PKU-EPIC / HOTrack

[AAAI 2023] Tracking and Reconstructing Hand Object Interactions from Point Cloud Sequences in the Wild
54 stars 5 forks source link

Reproduce the Hand-pose Tracking Result #2

Closed dongho-Han closed 11 months ago

dongho-Han commented 11 months ago

Hello.

I'm trying to reproduce the evaluation result from the paper's Table 1, to see the PFO with PST optimization effect. In the paper, you mentioned the three metrics MPJPE, PD, and DD for 'Hand' pose's accuracy.

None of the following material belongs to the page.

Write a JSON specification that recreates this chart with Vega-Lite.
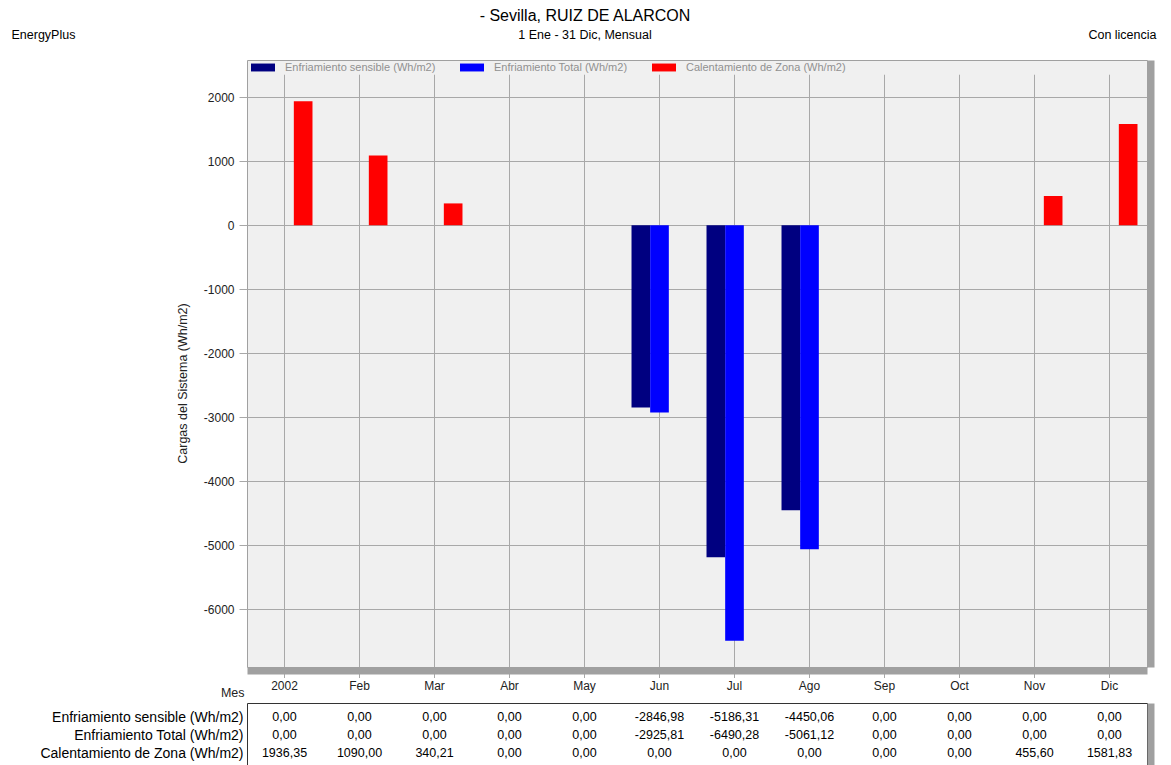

But, when I try to reproduce the result with this operation, CUDA_VISIBLE_DEVICES=0 python network/test.py --config handopt_test_HO3D.yml --num_worker 0

I think this function is used to calculate the error. https://github.com/PKU-EPIC/HOTrack/blob/0b0120122c2b1ff549db9a7ae22c1ba9a5cb64ef/network/models/hand_network.py#L159.

However, this function returns these 10 values, not the exact three metrics.

hand_pred_kp_loss, hand_pred_kp_diff, hand_init_kp_diff, hand_pred_r_loss, hand_pred_t_loss, hand_pred_r_diff, hand_pred_t_diff, hand_canon_r_diff, hand_canon_t_diff, MANO_theta_diff

Can you share how to calculate the three metrics to reproduce the evaluation part?

Thanks in advance :)

dongho-Han commented 11 months ago

For the MPJPE, I think this is closely related to the loss_dict['hand_pred_kp_diff']:

https://github.com/PKU-EPIC/HOTrack/blob/0b0120122c2b1ff549db9a7ae22c1ba9a5cb64ef/network/models/hand_network.py#L188C10-L188C10

But when I run the code, (1) the scale is quite different from the Table 1's MPJPE score. w/o hand-obj opt: 0.0121 w hand-obj opt: 0.013 I think the unit(Table 1: [cm], Code: ?) will be the problem, but it is my own guess. (2) Also, using optimization increases the error.

Currently, i couldn't find any PD(Penetration Depth) and DD(Disjointedness Distance) related calculation. Is there anything I missed out?

JYChen18 commented 11 months ago

You are right that MPJPE is close to hand_pred_kp_diff. The unit is 'm' in code. I think the number (around 1.2cm) produced by you is correct. It is different from the paper because in the paper we report the average number on different categories, while the default config only tests on "bottle".

To test all categories, you need to add other categories to the list in this line. You can find the name of remaining categories in Table 2 of our paper.

Using optimization does often increase the kp error, but optimization often helps in PD and DD. It requires careful hyper-parameter tuning to keep both metrics low. It is also different across different categories. For the calculation of PD and DD, we use a similar code to the previous work, so it is not included in this repository.

dongho-Han commented 11 months ago

Thanks for the answer. Can you share which previous work did you use? Because only your models' PD and DD evaluation results are written in the paper, I want to evaluate with the same code to reproduce for further work. Thanks!

JYChen18 commented 11 months ago

These metrics come from CPF. You may try their evaluation code. The results may be a little bit different from our reported results due to the implementation details. As long as the results are not so different, I think you can use them for further work, because the comparison under the same code is fair enough.

dongho-Han commented 11 months ago

Thanks for the information. I will try to evaluate with those.